The narration and the song lyrics cover areas that are familiar from Luke Haines' own songs - the fascinating world of minor celebrities of the 1970s and 1980s and the general rubbishness of England in the past. An Irish twist is added by the inclusion of references to Martin Cahill (whose murder site I pass every day on my way to work), now revealed to have spent several years as Proconsul in England. Several of the Cathal Coughlan songs also reference the Jerry Cornelius mythos of Michael Moorcock, which dovetails well with the 70s fascination of Old Haines.

The First ScrollWhen I saw the live show of these songs in early 2012, they began with the famous image of Jimmy Savile introducing Frank Bruno to Peter Sutcliffe projected behind them. This was before they opened with 'The Broadmoor Blues Delta'. This was before that Jimmy Savile stuff broke, but it all seems oddly prophetic of it all and to fit in perfectly with the subject matter of this record and other Luke Haines productions. I am curious now as to whether he is now dreaming of writing a concept album about Savile and his partners in crime - something that would be sure to storm its way to the top of the album charts.

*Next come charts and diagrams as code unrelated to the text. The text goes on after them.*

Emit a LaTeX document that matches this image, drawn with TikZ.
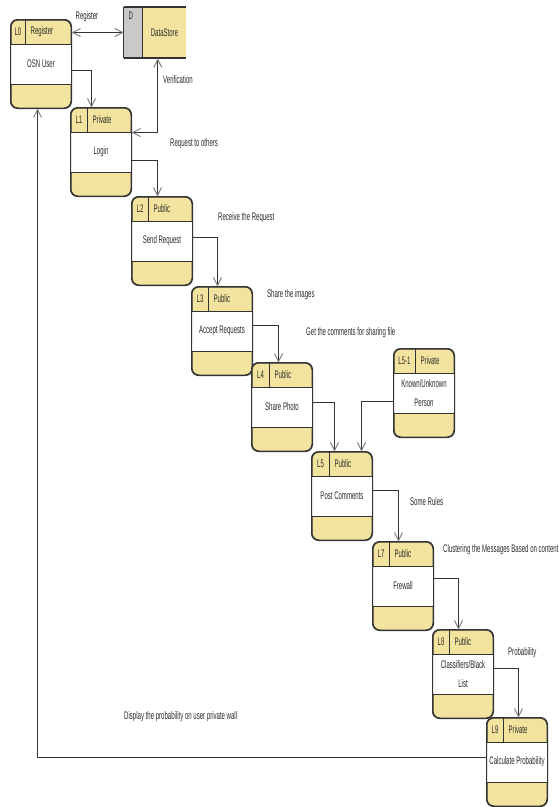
\documentclass[tikz,border=0pt]{standalone}
\usepackage{fontspec}
\setmainfont{Liberation Sans}[FakeStretch=0.55]
\usetikzlibrary{arrows.meta,calc}
\definecolor{boxyellow}{HTML}{F2E49E}
\definecolor{dsgray}{HTML}{C9C9C9}
\definecolor{linecol}{HTML}{333333}
\definecolor{headcol}{HTML}{808080}
\definecolor{txtcol}{HTML}{2A2A2A}
\tikzset{
 pbox/.style={rectangle, rounded corners=7pt, minimum width=60pt, minimum height=88pt, inner sep=0pt, fill=boxyellow, draw=linecol, line width=1pt},
 outline/.style={draw=linecol, line width=1pt},
 txt/.style={font=\fontsize{11}{19}\selectfont, text=txtcol, inner sep=0pt, align=center},
 flow/.style={draw=linecol, line width=1pt, -{Straight Barb[length=8pt,width=8pt,color=headcol]}},
 flowboth/.style={draw=linecol, line width=1pt, {Straight Barb[length=8pt,width=8pt,color=headcol]}-{Straight Barb[length=8pt,width=8pt,color=headcol]}},
}
\newcommand\procbox[7]{%
 \node[pbox] (#1) at (#2+30,#3+44) {};
 \fill[white] ([yshift=-25pt]#1.north west) rectangle ([yshift=24pt]#1.south east);
 \draw[outline] ([yshift=-25pt]#1.north west) -- ([yshift=-25pt]#1.north east);
 \draw[outline] ([yshift=24pt]#1.south west) -- ([yshift=24pt]#1.south east);
 \draw[outline] ([xshift=#7pt]#1.north west) -- ([xshift=#7pt,yshift=-25pt]#1.north west);
 \draw[outline, rounded corners=7pt] (#1.north west) rectangle (#1.south east);
 \node[txt] (#1id) at ([xshift=0.5*#7pt, yshift=-12.5pt]#1.north west) {#4};
 \node[txt, anchor=west] (#1type) at ([xshift=#7pt+5pt, yshift=-12.5pt]#1.north west) {#5};
 \node[txt] (#1main) at ([yshift=-44.5pt]#1.north) {#6};
}
\begin{document}
\begin{tikzpicture}[x=1pt,y=-1pt]
\useasboundingbox (0,0) rectangle (558,807);
\fill[white] (0,0) rectangle (558,807);

% Data store
\node[minimum width=62pt, minimum height=51pt, inner sep=0pt] (DS) at (155,32.5) {};
\fill[dsgray] (DS.north west) rectangle ([xshift=19pt]DS.south west);
\fill[boxyellow] ([xshift=19pt]DS.north west) rectangle (DS.south east);
\draw[outline] ([xshift=19pt]DS.north west) -- ([xshift=19pt]DS.south west);
\draw[outline] (DS.north west) -- (DS.south west);
\draw[linecol, line width=1.8pt] (DS.north west) -- (DS.north east);
\draw[linecol, line width=1.8pt] (DS.south west) -- (DS.south east);
\node[txt] (DSid) at ([xshift=7pt,yshift=-9pt]DS.north west) {D};
\node[txt] (DSname) at ($([xshift=19pt]DS.west)!0.5!(DS.east)$) {DataStore};

\procbox{L0}{11}{20}{L0}{Register}{OSN User}{15}
\procbox{L1}{71}{108}{L1}{Private}{Login}{17}
\procbox{L2}{132}{197}{L2}{Public}{Send Request}{17}
\procbox{L3}{192}{287}{L3}{Public}{Accept Requests}{17}
\procbox{L4}{252}{363}{L4}{Public}{Share Photo}{18}
\procbox{L5}{312}{452}{L5}{Public}{Post Comments}{18}
\procbox{L51}{394}{349}{L5-1}{Private}{Known/Unknown\\Person}{22}
\procbox{L7}{373}{542}{L7}{Public}{Frewall}{17}
\procbox{L8}{433}{630}{L8}{Public}{Classifiers/Black\\List}{17}
\procbox{L9}{487}{718}{L9}{Private}{Calculate Probability}{17}

% connectors
\draw[flowboth] (L0.east |- DS.west) -- (DS.west);
\draw[flowboth] ([yshift=-25pt]L1.north east) -| ([xshift=34pt]DS.south west);
\draw[flow] ([yshift=-6pt]L0.east) -| ([xshift=21pt]L1.north west);
\draw[flow] ([yshift=-8pt]L1.east) -| ([xshift=26pt]L2.north west);
\draw[flow] ([yshift=4pt]L2.east) -| ([xshift=26pt]L3.north west);
\draw[flow] ([yshift=6pt]L3.east) -| ([xshift=27pt]L4.north west);
\draw[flow] ([yshift=5pt]L4.east) -| ([xshift=23pt]L5.north west);
\draw[flow] ([yshift=-8pt]L51.west) -| ([xshift=50pt]L5.north west);
\draw[flow] ([yshift=6pt]L5.east) -| ([xshift=26pt]L7.north west);
\draw[flow] ([yshift=8pt]L7.east) -| ([xshift=26pt]L8.north west);
\draw[flow] ([yshift=6pt]L8.east) -| ([xshift=32pt]L9.north west);
\draw[flow] ([yshift=5pt]L9.west) -| ([xshift=27pt]L0.south west);

% labels
\node[txt] (tReg) at (87,17) {Register};
\node[txt, anchor=west] (tVer) at (163,80) {Verification};
\node[txt, anchor=west] (tReq) at (170,144) {Request to others};
\node[txt, anchor=west] (tRec) at (218,218) {Receive the Request};
\node[txt, anchor=west] (tSha) at (267,295) {Share the images};
\node[txt, anchor=west] (tGet) at (306,333) {Get the comments for sharing file};
\node[txt, anchor=west] (tRul) at (410,502) {Some Rules};
\node[txt, anchor=west] (tClu) at (443,550) {Clustering the Messages Based on content};
\node[txt, anchor=west] (tPro) at (508,653) {Probability};
\node[txt, anchor=west] (tDis) at (124,717) {Display the probability on user private wall};
\end{tikzpicture}
\end{document}
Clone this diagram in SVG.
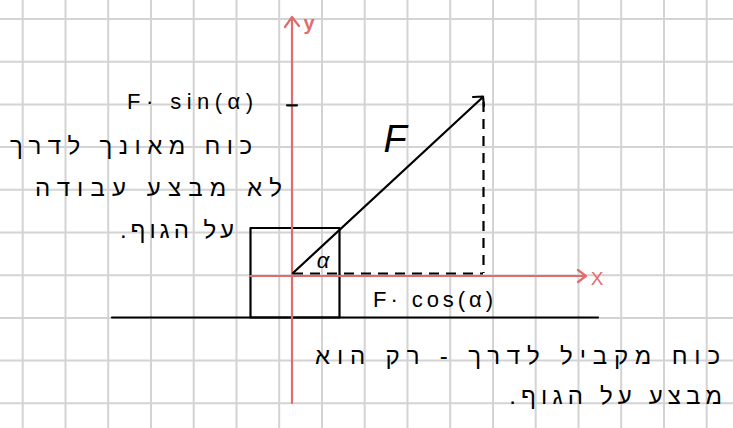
<svg xmlns="http://www.w3.org/2000/svg" width="733" height="428" viewBox="0 0 733 428">
<style>
.grid{stroke:#d3d3d3;stroke-width:2;fill:none}
.axis{stroke:#e06d6d;stroke-width:2.2;fill:none;stroke-linecap:round;stroke-linejoin:round}
.ink{stroke:#000;stroke-width:2.2;fill:none;stroke-linecap:round;stroke-linejoin:round}
.dash{stroke:#000;stroke-width:2.2;fill:none;stroke-dasharray:10 7}
.t{font-family:"Liberation Sans","DejaVu Sans",sans-serif;fill:#000}
.he{font-family:"Liberation Sans","DejaVu Sans",sans-serif;font-size:24px;fill:#000}
.red{font-family:"Liberation Sans","DejaVu Sans",sans-serif;fill:#e06d6d}
</style>
<rect width="733" height="428" fill="#fff"/>
<g id="grid">
<path class="grid" d="M22.7 0V428M65.5 0V428M108.2 0V428M151 0V428M193.7 0V428M236.5 0V428M279.2 0V428M322 0V428M364.7 0V428M407.5 0V428M450.2 0V428M493 0V428M535.7 0V428M578.5 0V428M621.2 0V428M664 0V428M706.7 0V428M0 19H733M0 61.7H733M0 104.4H733M0 147.1H733M0 189.8H733M0 232.5H733M0 275.2H733M0 317.9H733M0 360.6H733M0 403.3H733"/>
</g>
<g id="ground"><path class="ink" d="M112 317.5H598"/></g>
<g id="box"><rect class="ink" x="250.5" y="228" width="89" height="89.5"/></g>
<g id="axes">
<path class="axis" d="M292 403V17M285 27L292 17L299 26"/>
<path class="axis" d="M250 276H586M578 270L586 276L578 282"/>
<text class="red" x="309" y="30" font-size="20" font-weight="bold" text-anchor="middle">y</text>
<text class="red" x="597" y="285" font-size="19" text-anchor="middle">X</text>
</g>
<g id="connectors">
<path class="ink" d="M293 273L483 97M473 97L483 96.5L484 106"/>
<path class="dash" d="M483.5 102V273"/>
<path class="dash" d="M293 273.5H483"/>
<path class="ink" d="M287 105.3H297" stroke-width="3"/>
</g>
<g id="labels">
<text class="t" x="127" y="109" font-size="22" textLength="126" lengthAdjust="spacing">F· sin(α)</text>
<text class="t" x="395" y="152" font-size="38" font-style="italic" text-anchor="middle">F</text>
<text class="t" x="323" y="268" font-size="22" font-style="italic" text-anchor="middle">α</text>
<text class="t" x="373" y="307" font-size="22" textLength="120" lengthAdjust="spacing">F· cos(α)</text>
</g>
<g id="note-left">
<text class="he" x="252" y="154" text-anchor="end" textLength="242" lengthAdjust="spacing">כוח מאונך לדרך</text>
<text class="he" x="282" y="196" text-anchor="end" textLength="247" lengthAdjust="spacing">לא מבצע עבודה</text>
<text class="he" x="234" y="238" text-anchor="end" textLength="118" lengthAdjust="spacing">על הגוף.&#x200F;</text>
</g>
<g id="note-bottom">
<text class="he" x="720" y="364" text-anchor="end" textLength="405" lengthAdjust="spacing">כוח מקביל לדרך - רק הוא</text>
<text class="he" x="722" y="404" text-anchor="end" textLength="218" lengthAdjust="spacing">מבצע על הגוף.&#x200F;</text>
</g>
</svg>
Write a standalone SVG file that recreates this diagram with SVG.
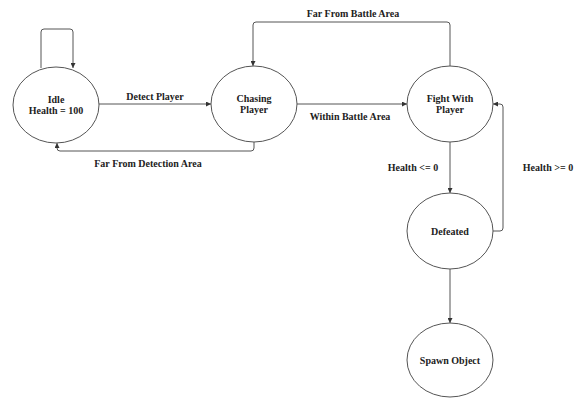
<svg xmlns="http://www.w3.org/2000/svg" width="577" height="398" viewBox="0 0 577 398">
<defs>
<marker id="ah" viewBox="0 0 10 10" refX="10" refY="5" markerWidth="5" markerHeight="5" orient="auto" markerUnits="userSpaceOnUse"><path d="M0,0 L10,5 L0,10 z" fill="#333"/></marker>
<style>
.st{fill:#fff;stroke:#555;stroke-width:1}
.t{font-family:"Liberation Serif",serif;font-weight:bold;font-size:10px;fill:#222;text-anchor:middle}
.c{fill:none;stroke:#555;stroke-width:1}
</style>
</defs>
<rect width="577" height="398" fill="#fff"/>
<g id="connectors">
<path class="c" d="M41,68 V32 Q41,29 44,29 H70 Q73,29 73,32 V68" marker-end="url(#ah)"/>
<path class="c" d="M99,104 H211" marker-end="url(#ah)"/>
<path class="c" d="M297,104 H407" marker-end="url(#ah)"/>
<path class="c" d="M450,66 V25 Q450,22 447,22 H256 Q253,22 253,25 V66" marker-end="url(#ah)"/>
<path class="c" d="M254,142 V148 Q254,151 251,151 H60 Q57,151 57,148 V143" marker-end="url(#ah)"/>
<path class="c" d="M450,142 V193" marker-end="url(#ah)"/>
<path class="c" d="M493,231 H500 Q503,231 503,228 V107 Q503,104 500,104 H493" marker-end="url(#ah)"/>
<path class="c" d="M450,269 V323" marker-end="url(#ah)"/>
<text class="t" x="155" y="100">Detect Player</text>
<text class="t" x="350" y="120">Within Battle Area</text>
<text class="t" x="353" y="17">Far From Battle Area</text>
<text class="t" x="148" y="167">Far From Detection Area</text>
<text class="t" x="413" y="171">Health &lt;= 0</text>
<text class="t" x="548" y="171">Health &gt;= 0</text>
</g>
<g id="idle">
<ellipse class="st" cx="56" cy="105" rx="43" ry="38"/>
<text class="t" x="56" y="103">Idle</text>
<text class="t" x="56" y="114">Health = 100</text>
</g>
<g id="chasing">
<ellipse class="st" cx="254" cy="104" rx="43" ry="38"/>
<text class="t" x="254" y="102">Chasing</text>
<text class="t" x="254" y="113">Player</text>
</g>
<g id="fight">
<ellipse class="st" cx="450" cy="104" rx="43" ry="38"/>
<text class="t" x="450" y="102">Fight With</text>
<text class="t" x="450" y="113">Player</text>
</g>
<g id="defeated">
<ellipse class="st" cx="450" cy="231" rx="43" ry="38"/>
<text class="t" x="450" y="235">Defeated</text>
</g>
<g id="spawn">
<ellipse class="st" cx="450" cy="360" rx="43" ry="37"/>
<text class="t" x="450" y="364">Spawn Object</text>
</g>
</svg>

On record, the stand-out track remains 'The Morris Man Cometh', a description of how during the occupation of England morris dancers were mobilised as a collaborationist militia. The song is done in a great faux-folkie style with Haines on lead vocals and Coughlan providing some great "hey nonny nonny" backing vocals. However, this should not be thought of as a one-song-album. As well as that track, there is a real beauty and sadness to some of the tunes on which Cathal Coughlan sings lead. I am thinking here of the likes of 'Ayatollah Cornelius' or 'Witches in the Water'. But the whole record is endlessly appealing.

Overall I suppose this record is a bit niche. If you like the same kind of things that I do then you will probably love it. If you are not so interested in peeling back the layers of obfuscation to reveal the truth then this might not be for you.